€146 billion in annual GDP could be unlocked by 2030 by closing the gender gap
Since the transition to a market economy three decades ago, Central and Eastern Europe (CEE) has enjoyed what many have called a golden age of growth. The region recorded an increase in per capita GDP of around 110 percent in the 15 years between 2004 and 2019. However, the factors driving that growth—such as labor cost advantages and strong traditional industries—are now losing momentum. CEE needs to find new sources of competitiveness. One promising source of growth: closing the gender gap in the workplace. In the seven CEE countries analyzed here—Croatia, the Czech Republic, Hungary, Poland, Romania, Slovakia, and Ukraine—women are underrepresented in corporate leadership. Our research shows that stepping up efforts to close this gender gap in CEE could unlock as much as €146 billion in annual GDP by 2030, or roughly the size of the economies of Slovakia and Croatia combined. This great gender opportunity could put the region squarely back on a path to dynamic growth.
McKinsey studies have shown that a larger share of women in top management positions correlates to better financial performance by individual companies. To confirm that this correlation also applies to companies in CEE, we augmented a five-year global study of 1,000 large companies with new information from more than 200 major companies in the Czech Republic, Hungary, and Poland. Our analysis of the entire data pool revealed that companies with the greatest gender diversity in their executive teams have shown above-average profitability 26 percent more often than those with the least diverse executive teams.
CEE companies aiming to increase the representation and power of women in the workplace face unique challenges. Their societies lag behind Western European neighbors with regard to gender parity, as measured by the McKinsey Global Institute’s Gender Parity Score. One statistic that confirms this: CEE women have just a 21 percent share of positions in national government. It’s true that these countries are currently on par with most other European regions regarding workplace parity. But societal inequities and a lack of leadership representation could undercut that.
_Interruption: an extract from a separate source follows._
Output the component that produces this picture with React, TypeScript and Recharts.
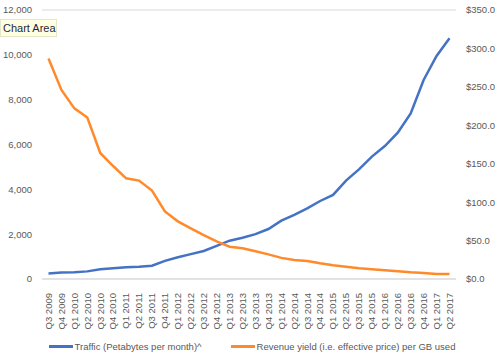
import React from "react";
import {
  LineChart,
  Line,
  XAxis,
  YAxis,
  CartesianGrid,
  Legend,
} from "recharts";

const quarters = [
  "Q3 2009", "Q4 2009",
  "Q1 2010", "Q2 2010", "Q3 2010", "Q4 2010",
  "Q1 2011", "Q2 2011", "Q3 2011", "Q4 2011",
  "Q1 2012", "Q2 2012", "Q3 2012", "Q4 2012",
  "Q1 2013", "Q2 2013", "Q3 2013", "Q4 2013",
  "Q1 2014", "Q2 2014", "Q3 2014", "Q4 2014",
  "Q1 2015", "Q2 2015", "Q3 2015", "Q4 2015",
  "Q1 2016", "Q2 2016", "Q3 2016", "Q4 2016",
  "Q1 2017", "Q2 2017",
];

// Petabytes per month (left axis)
const traffic = [
  250, 295, 300, 340, 430, 475, 520, 550, 595, 810,
  970, 1110, 1250, 1480, 1710, 1840, 2000, 2230, 2600, 2860,
  3150, 3480, 3750, 4390, 4890, 5460, 5930, 6530, 7390, 8880,
  9950, 10740,
];

// $ per GB (right axis)
const revenueYield = [
  287, 246, 222, 210, 164, 147, 131, 128, 115, 88,
  75, 66, 57, 49, 42, 40, 36, 32, 27.5, 24.7,
  23.4, 20.4, 17.8, 16, 13.9, 12.6, 11.3, 10, 8.7, 7.8,
  6.5, 6.5,
];

const leftTicks = [0, 2000, 4000, 6000, 8000, 10000, 12000];
const rightTicks = [0, 50, 100, 150, 200, 250, 300, 350];

const trafficLabel = "Traffic (Petabytes per month)^";
const yieldLabel = "Revenue yield (i.e. effective price) per GB used";

const BLUE = "#4472C4";
const ORANGE = "#FF8A2B";
const GRID = "#D9D9D9";
const TEXT = "#595959";
const FONT = "'Liberation Sans', Arial, sans-serif";
const FS = 9.5;

const data = quarters.map((q, i) => ({
  quarter: q,
  traffic: traffic[i],
  revenueYield: revenueYield[i],
}));

function QuarterTick(props: any) {
  const { x, y, payload } = props;
  return (
    <text
      x={x}
      y={y + 6}
      transform={`rotate(-90 ${x} ${y + 6})`}
      textAnchor="end"
      dy="0.35em"
      fontSize={FS}
      fontFamily={FONT}
      fill={TEXT}
    >
      {payload.value}
    </text>
  );
}

function LegendContent() {
  const item = (color: string, label: string) => (
    <div style={{ display: "flex", alignItems: "center" }}>
      <div style={{ width: 24, height: 3, background: color, marginRight: 2 }} />
      <span>{label}</span>
    </div>
  );
  return (
    <div style={{ paddingTop: 2, height: 20 }}>
      <div
        style={{
          display: "flex",
          justifyContent: "center",
          gap: 29,
          height: 20,
          alignItems: "center",
          fontSize: FS,
          fontFamily: FONT,
          color: TEXT,
        }}
      >
        {item(BLUE, trafficLabel)}
        {item(ORANGE, yieldLabel)}
      </div>
    </div>
  );
}

export default function App() {
  return (
    <div style={{ position: "absolute", left: 0, top: 0, width: 504, height: 356, background: "#fff" }}>
      <LineChart
        width={504}
        height={356}
        data={data}
        margin={{ top: 10, right: 0, left: 0, bottom: 0 }}
      >
        <CartesianGrid vertical={false} stroke={GRID} strokeWidth={1} />
        <XAxis
          dataKey="quarter"
          interval={0}
          height={55}
          padding={{ left: 6.5, right: 6.5 }}
          tickLine={false}
          axisLine={{ stroke: GRID }}
          tick={<QuarterTick />}
        />
        <YAxis
          yAxisId="left"
          width={42}
          domain={[0, 12000]}
          ticks={leftTicks}
          tickFormatter={(v: number) => v.toLocaleString("en-US")}
          axisLine={false}
          tickLine={false}
          tickSize={0}
          tickMargin={10}
          tick={{ fontSize: FS, fill: TEXT, fontFamily: FONT }}
        />
        <YAxis
          yAxisId="right"
          orientation="right"
          width={48}
          domain={[0, 350]}
          ticks={rightTicks}
          tickFormatter={(v: number) => `$${v.toFixed(1)}`}
          axisLine={false}
          tickLine={false}
          tickSize={0}
          tickMargin={10}
          tick={{ fontSize: FS, fill: TEXT, fontFamily: FONT }}
        />
        <Legend verticalAlign="bottom" content={<LegendContent />} />
        <Line
          yAxisId="left"
          type="linear"
          dataKey="traffic"
          name={trafficLabel}
          stroke={BLUE}
          strokeWidth={2.5}
          dot={false}
          isAnimationActive={false}
        />
        <Line
          yAxisId="right"
          type="linear"
          dataKey="revenueYield"
          name={yieldLabel}
          stroke={ORANGE}
          strokeWidth={2.5}
          dot={false}
          isAnimationActive={false}
        />
      </LineChart>
      <div
        style={{
          position: "absolute",
          left: 0,
          top: 19,
          width: 57,
          height: 18,
          background: "#FFFFE1",
          border: "1px solid #E6E6C8",
          boxSizing: "border-box",
          fontSize: 11,
          lineHeight: "16px",
          fontFamily: FONT,
          color: "#1F1F3F",
          paddingLeft: 2,
          whiteSpace: "nowrap",
        }}
      >
        Chart Area
      </div>
    </div>
  );
}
Only 8% of CEE companies have a female CEO
In CEE countries, women account for more than 60 percent of college graduates—but just 8 percent of CEOs and 19 percent of corporate executives. Some 44 percent of companies don’t have even one woman on their board. As we’ve mentioned, this hits companies on the bottom line. But it also affects corporate cultures. The McKinsey Organizational Health Index Survey has shown that companies with a higher proportion of women in leadership positions employ management practices that are better aligned with the future needs of organizations, including an employee-centric approach to communication, engagement, and supporting colleagues; creating a clear purpose and compelling vision of the future; and building strong business partnerships.
By 2028, Western European countries may have better gender parity than Eastern Europe
Back in 2012, CEE countries were virtually on par with Nordic nations and far ahead of Western Europeans with respect to the representation of female executives. Fast-forward to 2020 and the gap between CEE and Nordic countries has increased sixfold, while Western European countries are on track to surpass CEE nations in 2028. How slowly are CEE countries moving? At their current pace, they may not achieve full executive-level parity until almost a decade after Western Europe and perhaps two decades after Nordic countries.
How can CEE companies accelerate gender equity? For starters, they should listen closely to employees. Executives McKinsey interviewed expressed optimism about achieving gender parity and focused on flexible work options as a key tool. But they also cited fair evaluation and promotions and mentorship and sponsorship programs as other top tools, while employees told us that better childcare and maternity leaves were much more important. More broadly, leaders can drive diversity by role modeling a progressive approach, transparently tracking progress toward diversity goals, ensuring that formal mechanisms support the effort and their employees, raising confidence and building skills via several avenues: sponsorship and mentorship, training on diversity and unconscious bias, and implementing behavior standards that support an inclusive culture. These actions work, which is just one reason we are optimistic that CEE countries can reinvigorate their progress toward gender parity.
Correcting the gender imbalance in Central and Eastern Europe would radically benefit women in their careers and personal lives—and could even transform national economies.